Python multithreading solution

Here, we will create a simple stochastic calculation of pi, and then parallelize it using multiprocessing (and multithreading to compare).

import random

def sample(n):
    """Make n trials of points in the square.  Return (n, number_in_circle)
    
    This is our basic function.  By design, it returns everything it\
    needs to compute the final answer: both n (even though it is an input
    argument) and n_inside_circle.  To compute our final answer, all we
    have to do is sum up the n:s and the n_inside_circle:s and do our
    computation"""
    n_inside_circle = 0
    for i in range(n):
        x = random.random()
        y = random.random()
        if x**2 + y**2 < 1.0:
            n_inside_circle += 1
    return n, n_inside_circle

%%timeit
# Do it just for timing
n, n_inside_circle = sample(10**6)

314 ms ± 1.37 ms per loop (mean ± std. dev. of 7 runs, 1 loop each)

# Do the actual calculation (the previous result doesn't get saved)
n, n_inside_circle = sample(10**6)

This is the “calculate answer” phase.

pi = 4.0 * (n_inside_circle / n)
pi

3.140036

Do it in parallel with multiprocessing

This divides the calculation into 10 tasks and runs sample on each of them. Then it re-combines the results.

import multiprocessing.pool
pool = multiprocessing.pool.Pool()
# The default pool makes one process per CPU

%%timeit
# Do it once to time it
results = pool.map(sample, [10**5] * 10)

152 ms ± 437 µs per loop (mean ± std. dev. of 7 runs, 10 loops each)

# Do it again to get the results, since the results of the above
# cell aren't accessible because of the %%timeit magic.
results = pool.map(sample, [10**5] * 10)

pool.close()

n_sum = sum(x[0] for x in results)
n_inside_circle_sum = sum(x[1] for x in results)
pi = 4.0 * (n_inside_circle_sum / n_sum)
pi

3.139504

Do it in “parallel” with threads

To compare. This should not be any faster, because the multiple Python functions can not run at the same time in the same process.

threadpool = multiprocessing.pool.ThreadPool()

%%timeit -o
# Do it once to time it
threadpool.map(sample, [10**5] * 10)

288 ms ± 1.63 ms per loop (mean ± std. dev. of 7 runs, 1 loop each)

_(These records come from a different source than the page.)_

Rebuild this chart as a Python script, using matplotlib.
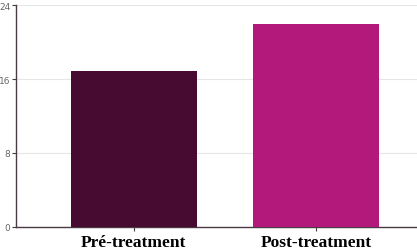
import matplotlib.pyplot as plt

labels = ['Pré-treatment', 'Post-treatment']
values = [16.9, 21.9]
colors = ['#470a30', '#b3197a']

fig = plt.figure(figsize=(4.17, 2.53), dpi=100)
ax = fig.add_axes([0.038, 0.099, 0.962, 0.877])

x = [0, 1]
ax.bar(x, values, width=0.69, color=colors, zorder=3)

ax.set_ylim(0, 24)
ax.set_yticks([0, 8, 16, 24])
ax.set_xlim(-0.648, 1.555)
ax.set_xticks(x)
ax.set_xticklabels(labels, family='Liberation Serif', fontweight='bold', fontsize=12.5)

ax.grid(axis='y', color='#e6e6e6', linewidth=0.8, zorder=0)
ax.spines['top'].set_visible(False)
ax.spines['right'].set_visible(False)
for s in ['left', 'bottom']:
    ax.spines[s].set_color('#4a3a45')
    ax.spines[s].set_linewidth(1)
ax.tick_params(axis='y', labelsize=6.5, labelcolor='#666666', color='#4a3a45', length=3, width=0.8, pad=1)
ax.tick_params(axis='x', length=3, color='#4a3a45', pad=2)

fig.savefig('out.png', dpi=100)
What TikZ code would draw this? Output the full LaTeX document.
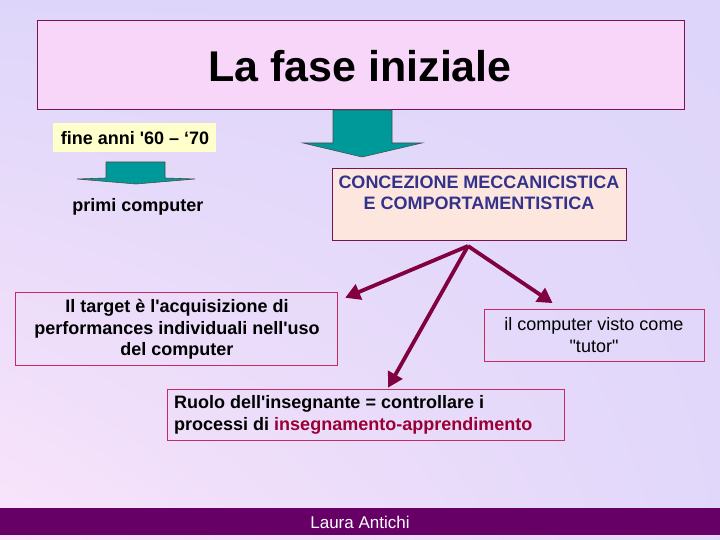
\documentclass[tikz,border=0pt]{standalone}
\usepackage{fontspec}
\setmainfont{Liberation Sans}
\usetikzlibrary{arrows.meta,shadings}
\definecolor{bglav}{RGB}{222,214,250}
\definecolor{bgpink}{RGB}{250,228,250}
\definecolor{titlefill}{RGB}{248,214,250}
\definecolor{boxborder}{RGB}{120,20,80}
\definecolor{pinkborder}{RGB}{200,40,100}
\definecolor{peach}{RGB}{252,230,222}
\definecolor{navy}{RGB}{51,51,140}
\definecolor{teal}{RGB}{0,153,153}
\definecolor{maroon}{RGB}{128,0,64}
\definecolor{redtext}{RGB}{153,0,51}
\definecolor{footer}{RGB}{102,0,102}
\definecolor{yellowbox}{RGB}{255,255,204}
\newcommand{\sq}{\textquotesingle}
\newcommand{\dq}{\textquotedbl}
\tikzset{
  conn/.style={draw=maroon, line width=3.8pt, -{Triangle[length=15pt,width=16pt]}, shorten >=-2pt},
  tealarrow/.style={fill=teal, draw=black!70, line width=0.6pt},
  framebox/.style={draw=pinkborder, line width=0.7pt, inner sep=0pt},
  txt/.style={font=\fontsize{18}{21.5}\selectfont, align=center, inner sep=0pt},
  btxt/.style={font=\bfseries\fontsize{18}{21.5}\selectfont, align=center, inner sep=0pt},
}
\begin{document}
\begin{tikzpicture}[x=1pt,y=-1pt]
\useasboundingbox (0,0) rectangle (720,540);
\shade[upper left=bglav, upper right=bglav, lower right=bglav!90!bgpink, lower left=bgpink] (0,0) rectangle (720,540);
% title
\node[draw=boxborder, fill=titlefill, line width=0.7pt, minimum width=647pt, minimum height=89pt, inner sep=0pt] (title) at (360.5,64.5) {};
\node[font=\bfseries\fontsize{43}{48}\selectfont, inner sep=0pt] (titletext) at (360,66) {La fase iniziale};
% big teal arrow
\draw[tealarrow] (333,110) -- (392,110) -- (392,143) -- (422,143) -- (362,157) -- (303,143) -- (333,143) -- cycle;
% date label
\node[fill=yellowbox, minimum width=163pt, minimum height=29pt, inner sep=0pt] (date) at (134.5,137.5) {};
\node[btxt] (datetext) at (135,138) {fine anni \sq60 – ‘70};
% small teal arrow
\draw[tealarrow] (106,162) -- (165,162) -- (165,178) -- (195,179) -- (136,184) -- (77,179) -- (106,178) -- cycle;
\node[btxt] (primi) at (138,207) {primi computer};
% concezione box
\node[draw=boxborder, fill=peach, line width=0.7pt, minimum width=294pt, minimum height=72pt, inner sep=0pt] (conc) at (479,204) {};
\node[btxt, text=navy] (conctext) at (479,193) {CONCEZIONE MECCANICISTICA\\E COMPORTAMENTISTICA};
% left box
\node[framebox, minimum width=322pt, minimum height=73pt] (left) at (176,328.5) {};
\node[btxt] (lefttext) at (177,329.5) {Il target è l\sq acquisizione di\\performances individuali nell\sq uso\\del computer};
% right box
\node[framebox, minimum width=220pt, minimum height=52pt] (right) at (594,335) {};
\node[txt] (righttext) at (594,335) {il computer visto come\\\dq tutor\dq};
% bottom box
\node[framebox, minimum width=397pt, minimum height=51pt] (bottom) at (365.5,414.5) {};
\node[btxt, align=left, anchor=west] (bottomtext) at (174,415) {Ruolo dell\sq insegnante = controllare i\\processi di \textcolor{redtext}{insegnamento-apprendimento}};
% connectors
\coordinate (o) at (468,246);
\coordinate (eL) at (347,297);
\coordinate (eD) at (389,386);
\coordinate (eR) at (551,302);
\draw[conn] (o) -- (eL);
\draw[conn] (o) -- (eD);
\draw[conn] (o) -- (eR);
% footer
\node[fill=footer, minimum width=720pt, minimum height=27pt, inner sep=0pt] (foot) at (360,521.5) {};
\node[text=white, font=\fontsize{17}{18}\selectfont, inner sep=0pt] (foottext) at (360,522) {Laura Antichi};
\end{tikzpicture}
\end{document}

<TimeitResult : 288 ms ± 1.63 ms per loop (mean ± std. dev. of 7 runs, 1 loop each)>

# Do it again to get the results, since the results of the above
# cell aren't accessible because of the %%timeit magic.
results = threadpool.map(sample, [10**5] * 10)

threadpool.close()

n_sum = sum(x[0] for x in results)
n_inside_circle_sum = sum(x[1] for x in results)
pi = 4.0 * (n_inside_circle_sum / n_sum)
pi

3.142448

Future ideas

You could make a separate calculate function that take a list of results and returns pi. This can be used regardless of if it is done with multiprocessing or without.

Notice the similarity to split-apply-combine or map-reduce which is a specialization of split-apply-combine.